The Supreme Court has refused to hear Sarah Sparks' appeal against a decision involving exclusive St Heliers property she owned with her former husband Greg Olliver.
She is a public relations chief and runs markonPR and he is a former high-profile developer involved in a range of projects including Ngunguru Spit plans and development what is now Todd Property's Stonefields, Mt Wellington.
Her Glover No 2 Ltd wanted leave to challenge a Court of Appeal decision over the Waimarie St properties where a "Neverland-style" of complexes was planned to cascade down sloping sites.
But Chief Justice Sian Elias and Justice William Young this week dismissed that.
Companies Office records show Sparks, under her married name Sarah Olliver, is the sole director and shareholder of Glover No 2 while Olliver is the sole director of CIT.
The Court of Appeal heard the case late last year and described complicated ownership structures behind the properties.
"Gregory Olliver and his former wife, Sarah Sparks, were developers of high value residential properties in St Heliers, Auckland. Their operations were conducted through a convoluted legal structure of trusts and companies apparently designed to protect assets from creditors and minimise taxation liability. Entities associated with each of the Ollivers were parties to a joint venture which was formed to carry out the development.
Differences arose between the couple leading to their separation. Ms Sparks held fears about the viability of the development project. She instructed Don Thomas, a solicitor who represented the couple in their commercial interests, to take immediate steps to protect her interests and those of her children in the development assets, both from Mr Olliver and the parties' creditors. At short notice Mr Thomas prepared and he and Ms Sparks in their capacities as trustees executed, a series of documents designed to ensure that Ms Sparks and her trusts obtained ownership and control of four properties.

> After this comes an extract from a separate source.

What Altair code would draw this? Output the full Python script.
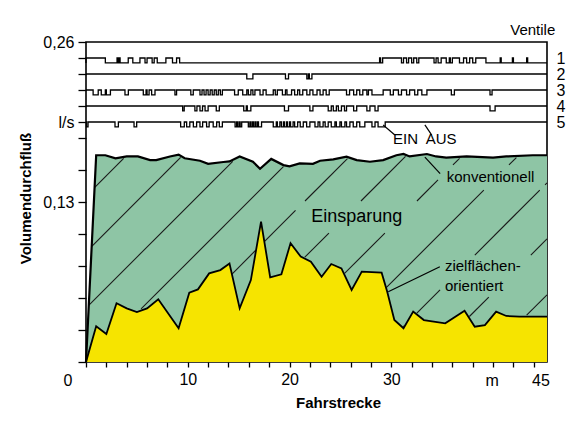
import altair as alt
import numpy as np
import pandas as pd

# ---------------- data ----------------
XMAX = 45.3
YMAX = 0.26
W, H = 461, 320

# conventional flow (upper curve)
conv_m = [0, 1.0, 1.9, 2.9, 4.0, 5.1, 6.3, 6.9, 8.25, 9.1, 9.7, 11.2, 12.0, 13.5, 14.1,
          15.1, 16.4, 17.1, 18.2, 19.4, 20.0, 21.0, 22.3, 23.0, 24.3, 25.6, 26.6, 27.9,
          29.2, 30.5, 31.2, 31.8, 33.5, 34.4, 35.4, 37.4, 40.0, 41.3, 43.9, 45.3]
conv_v = [0, 0.168, 0.168, 0.1655, 0.167, 0.167, 0.164, 0.164, 0.167, 0.1685, 0.1655,
          0.1635, 0.161, 0.1625, 0.163, 0.167, 0.1627, 0.157, 0.165, 0.160, 0.159,
          0.1614, 0.161, 0.1635, 0.1646, 0.1668, 0.164, 0.1627, 0.164, 0.168, 0.169,
          0.167, 0.169, 0.167, 0.166, 0.167, 0.166, 0.167, 0.168, 0.168]

# target-oriented flow (lower curve)
yel_m = [0, 1.0, 2.0, 3.0, 4.0, 5.0, 6.0, 7.1, 9.1, 10.15, 11.0, 12.1, 13.2, 14.1, 15.1,
         16.2, 17.2, 18.1, 19.2, 20.1, 21.1, 22.1, 23.15, 24.1, 25.1, 26.1, 27.1, 29.05,
         29.6, 30.3, 31.2, 32.15, 33.2, 35.3, 37.2, 38.2, 39.2, 40.3, 41.3, 42.6, 45.3]
yel_v = [0, 0.029, 0.0228, 0.0477, 0.0436, 0.0406, 0.0436, 0.051, 0.0274, 0.0563, 0.059,
         0.072, 0.0747, 0.080, 0.0436, 0.0666, 0.114, 0.0688, 0.0712, 0.0966, 0.0856,
         0.0815, 0.0693, 0.0796, 0.0761, 0.0585, 0.0734, 0.0726, 0.0571, 0.0341, 0.0274,
         0.0409, 0.0341, 0.0314, 0.0417, 0.0287, 0.030, 0.0409, 0.0374, 0.0368, 0.0368]

# valve traces (m intervals)
valve_names = ["1", "2", "3", "4", "5"]
valve_level = [0.247, 0.234, 0.221, 0.208, 0.195]
valve1_high = [(0, 1.9), (3.05, 3.15), (3.25, 3.35), (4.15, 4.6), (5.3, 5.8), (6.0, 6.5),
               (6.7, 7.0), (7.85, 8.5), (8.9, 9.2), (28.85, 28.95), (29.15, 31.0),
               (31.2, 31.5), (31.7, 32.0), (32.2, 32.5), (32.7, 34.2), (34.4, 34.6),
               (34.9, 35.4), (35.7, 35.8), (36.0, 36.7), (37.1, 37.4), (37.7, 38.0),
               (38.3, 39.3), (40.7, 40.8), (41.9, 42.0), (43.3, 43.4)]
valve2_low = [(15.8, 16.4), (19.6, 19.9), (21.7, 21.85), (21.95, 22.2)]
valve3_low = [(0.7, 1.2), (1.5, 1.9), (2.0, 2.4), (3.83, 4.16), (5.63, 5.9), (6.0, 6.2),
              (6.45, 6.78), (8.74, 8.9), (10.3, 10.54), (11.2, 11.4), (11.6, 11.8),
              (12.0, 12.2), (12.4, 12.6), (12.8, 13.0), (13.2, 13.4), (14.6, 14.96),
              (15.4, 15.8), (15.95, 16.2), (16.4, 16.6), (17.1, 17.4), (17.7, 18.4),
              (18.6, 18.8), (19.3, 19.6), (19.75, 20.2), (20.5, 20.8), (21.0, 21.3),
              (21.7, 22.0), (22.3, 22.7), (23.0, 23.3), (23.6, 23.9), (25.6, 25.9),
              (26.3, 26.6), (26.9, 27.2), (27.6, 27.75), (28.1, 29.2), (29.9, 30.2),
              (30.7, 31.0), (31.5, 31.8), (32.3, 32.6), (33.0, 33.5), (35.9, 36.2),
              (39.7, 39.9)]
valve4_low = [(9.5, 9.65), (10.7, 10.9), (11.2, 11.45), (11.7, 12.0), (12.8, 13.1),
              (15.5, 15.75), (15.85, 16.2), (19.5, 19.9), (22.0, 22.3), (23.8, 24.1),
              (24.3, 24.6), (24.8, 25.1), (25.4, 25.6), (26.3, 26.6), (27.6, 27.9),
              (28.4, 28.7), (39.7, 40.2)]
valve5_low = [(0.05, 0.2), (2.85, 3.18), (4.72, 4.98), (9.3, 9.66), (9.89, 10.2),
              (10.55, 10.87), (11.2, 11.46), (11.85, 12.1), (12.5, 12.84), (13.1, 13.4),
              (14.65, 14.8), (14.9, 15.05), (15.15, 15.3), (15.95, 16.1), (16.2, 16.35),
              (16.45, 16.6), (16.7, 16.85), (16.95, 17.25), (18.4, 18.7), (18.8, 19.05),
              (19.2, 19.4), (19.5, 19.7), (19.8, 20.0), (20.1, 20.35), (20.5, 20.8),
              (21.05, 21.35), (21.68, 22.0), (22.5, 22.8), (22.98, 23.3), (23.5, 23.8),
              (24.1, 24.46), (24.6, 24.95), (25.1, 25.44), (25.6, 25.93), (26.26, 26.6),
              (26.9, 27.4), (28.1, 28.4), (28.7, 29.4)]
PULSE = 0.004

# annotation texts (m, l/s)
center_texts = ["Einsparung", "konventionell", "EIN", "AUS", "Ventile", "0", "m", "45"]
center_m = [26.6, 39.75, 31.4, 34.9, 43.9, -1.77, 39.9, 44.7]
center_v = [0.1176, 0.150, 0.1808, 0.1808, 0.2697, -0.0154, -0.0154, -0.0154]
center_size = [18, 15, 15, 15, 15, 16, 16, 16]
left_texts = ["zielflächen-", "orientiert"]
left_m = [35.27, 35.27]
left_v = [0.078, 0.0617]

# leader lines
lead_m = [33.3, 29.7, 29.2, 33.3]
lead_v = [0.1665, 0.0571, 0.1926, 0.1926]
lead_m2 = [34.8, 34.77, 30.35, 33.96]
lead_v2 = [0.153, 0.0774, 0.1845, 0.1845]

# hatch gaps around labels (m0, m1, v0, v1)
gap_boxes = [(20.6, 32.6, 0.1048, 0.1308), (34.6, 45.1, 0.1397, 0.160), (34.8, 43.8, 0.0528, 0.0869)]

GREEN = "#8ec5a5"
YELLOW = "#f6e400"
FONT = "Liberation Sans"

# ---------------- derived tables ----------------
conv_df = pd.DataFrame({"m": conv_m, "v": conv_v})
yel_df = pd.DataFrame({"m": yel_m, "v": yel_v})

def trace(name, base, other, intervals):
    rows = [(name, 0.0, base)]
    for s, e in intervals:
        rows.append((name, s, other))
        rows.append((name, e, base))
    rows.append((name, XMAX, base))
    return rows

vrows = []
vrows += trace("1", valve_level[0] - PULSE, valve_level[0], valve1_high)
for name, lvl, ivs in zip(valve_names[1:], valve_level[1:], [valve2_low, valve3_low, valve4_low, valve5_low]):
    vrows += trace(name, lvl, lvl - PULSE, ivs)
valve_df = pd.DataFrame(vrows, columns=["valve", "m", "v"])
valve_df["order"] = range(len(valve_df))

# hatch lines at 45 degrees in screen space, clipped to the savings band
kx, ky = W / XMAX, H / YMAX
slope = kx / ky
ms = np.arange(0, XMAX + 1e-9, 0.01)
ylow = np.interp(ms, yel_m, yel_v)
yhigh = np.interp(ms, conv_m, conv_v)
hrows = []
for k in range(12):
    m0 = -16.3 + 5.5 * k
    v = (ms - m0) * slope
    inside = (v > ylow + 0.0012) & (v < yhigh - 0.0012)
    for a, b, c, d in gap_boxes:
        inside &= ~((ms >= a) & (ms <= b) & (v >= c) & (v <= d))
    idx = np.flatnonzero(inside)
    if len(idx) == 0:
        continue
    splits = np.split(idx, np.where(np.diff(idx) > 1)[0] + 1)
    for run in splits:
        if len(run) < 3:
            continue
        hrows.append((ms[run[0]], v[run[0]], ms[run[-1]], v[run[-1]]))
hatch_df = pd.DataFrame(hrows, columns=["m", "v", "m2", "v2"])

ctext_df = pd.DataFrame({"t": center_texts, "m": center_m, "v": center_v, "s": center_size})
ltext_df = pd.DataFrame({"t": left_texts, "m": left_m, "v": left_v})
lead_df = pd.DataFrame({"m": lead_m, "v": lead_v, "m2": lead_m2, "v2": lead_v2})

# ---------------- chart ----------------
xs = alt.Scale(domain=[0, XMAX], nice=False, zero=False)
ys = alt.Scale(domain=[0, YMAX], nice=False, zero=False)

xaxis = alt.Axis(values=list(range(0, 45, 2)),
                 labelExpr="datum.value==10 ? '10' : datum.value==20 ? '20' : datum.value==30 ? '30' : ''",
                 tickSize=5, tickWidth=1.3, tickColor="black", domain=False, grid=False,
                 labelFont=FONT, labelFontSize=16, labelColor="black", labelPadding=4,
                 labelFlush=False, labelOverlap=False,
                 title="Fahrstrecke", titleFont=FONT, titleFontSize=15, titleFontWeight="bold",
                 titleColor="black", titleX=252, titleY=40, titleAlign="center", titleBaseline="middle")
yticks = [0, 0.026, 0.052, 0.078, 0.104, 0.13, 0.156, 0.182, 0.195, 0.208, 0.221, 0.234, 0.247, 0.26]
yaxis = alt.Axis(values=yticks,
                 labelExpr="abs(datum.value-0.26)<0.001 ? '0,26' : abs(datum.value-0.13)<0.001 ? '0,13' : abs(datum.value-0.195)<0.001 ? 'l/s' : ''",
                 tickSize=8, tickWidth=1.3, tickColor="black", domain=False, grid=False,
                 labelFont=FONT, labelFontSize=16, labelColor="black", labelPadding=4,
                 labelFlush=False, labelOverlap=False,
                 title="Volumendurchfluß", titleFont=FONT, titleFontSize=15, titleFontWeight="bold",
                 titleColor="black", titleX=-61, titleY=156, titleAngle=-90,
                 titleAlign="center", titleBaseline="middle")
raxis = alt.Axis(orient="right", values=valve_level,
                 labelExpr="datum.value>0.24 ? '1' : datum.value>0.23 ? '2' : datum.value>0.215 ? '3' : datum.value>0.2 ? '4' : '5'",
                 ticks=False, domain=False, grid=False, labelFont=FONT, labelFontSize=16,
                 labelColor="black", labelPadding=9, labelOverlap=False, labelFlush=False, title=None)

X = alt.X("m:Q", scale=xs, axis=xaxis)
Y = alt.Y("v:Q", scale=ys, axis=None)

green = alt.Chart(conv_df).mark_area(color=GREEN, opacity=1).encode(
    x=X, y=alt.Y("v:Q", scale=ys, axis=yaxis))
yellow = alt.Chart(yel_df).mark_area(color=YELLOW, opacity=1).encode(x=X, y=Y)
hatch = alt.Chart(hatch_df).mark_rule(color="#1a1a1a", strokeWidth=1.1).encode(
    x=X, y=Y, x2="m2:Q", y2="v2:Q")
conv_line = alt.Chart(conv_df).mark_line(color="black", strokeWidth=2.2).encode(x=X, y=Y)
yel_line = alt.Chart(yel_df).mark_line(color="black", strokeWidth=1.8).encode(x=X, y=Y)
valves = alt.Chart(valve_df).mark_line(color="black", strokeWidth=1.3, interpolate="step-after").encode(
    x=X, y=alt.Y("v:Q", scale=ys, axis=raxis), detail="valve:N", order="order:Q")
leads = alt.Chart(lead_df).mark_rule(color="black", strokeWidth=1.2).encode(
    x=X, y=Y, x2="m2:Q", y2="v2:Q")
ctext = alt.Chart(ctext_df).mark_text(font=FONT, color="black", align="center", baseline="middle").encode(
    x=X, y=Y, text="t:N", size=alt.Size("s:Q", scale=None, legend=None))
ltext = alt.Chart(ltext_df).mark_text(font=FONT, color="black", align="left", baseline="middle", fontSize=15).encode(
    x=X, y=Y, text="t:N")

chart = alt.layer(green, yellow, hatch, conv_line, yel_line, valves, leads, ctext, ltext).resolve_axis(
    y="independent").properties(
    width=W, height=H, autosize=alt.AutoSizeParams(type="none"),
    padding={"left": 78, "top": 34, "right": 22, "bottom": 56},
    background="white").configure_view(stroke="black", strokeWidth=1.6)

chart.save("out.html", embed_options={"renderer": "svg", "actions": False})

One of the documents was a deed of trust whereby the appellant, Glover No 2 Ltd, declared that it held the four properties upon trust for a nominated beneficiary. Ms Sparks now asserts, despite her active participation, that the deed is not a valid document having legal effect. Instead, she says, it is a sham, intended to mask or conceal the true nature of the underlying transaction," the Court of Appeal said.
The Supreme Court went into further details.
"The development, which began in March 2009, was undertaken through a group of inter-related trusts and companies set up by Ms Sparks and Mr Olliver. By 2010 the development and Mr Olliver were in financial difficulties and the marriage of Ms Sparks and Mr Olliver was under strain. In order to try to preserve her share of the matrimonial property while not incurring tax liabilities, some of the assets held through the trusts and companies were rearranged through a series of transactions of which the trust deed in issue was one. The Glover No 2 Trust was set up and properties were transferred to it from CIT Holdings Ltd (the shares in which were held by the pre-existing Glover Trust) on the basis of the deed declaring that the properties transferred were held on trust for CIT Holdings Limited. It is this trust that the trustee of the Glover No 2 Trust, at the direction of Ms Sparks, sought to have declared to be a sham," the decision said.
"Although the applicant suggests that the proposed appeal is of public interest because the general and commercial population would benefit from having the legal principles concerning the law of sham definitively determined by this court, no basis for challenge to the well-settled principles applied in the lower courts is developed," it said.
Costs of $2500 were awarded to Olliver's interests.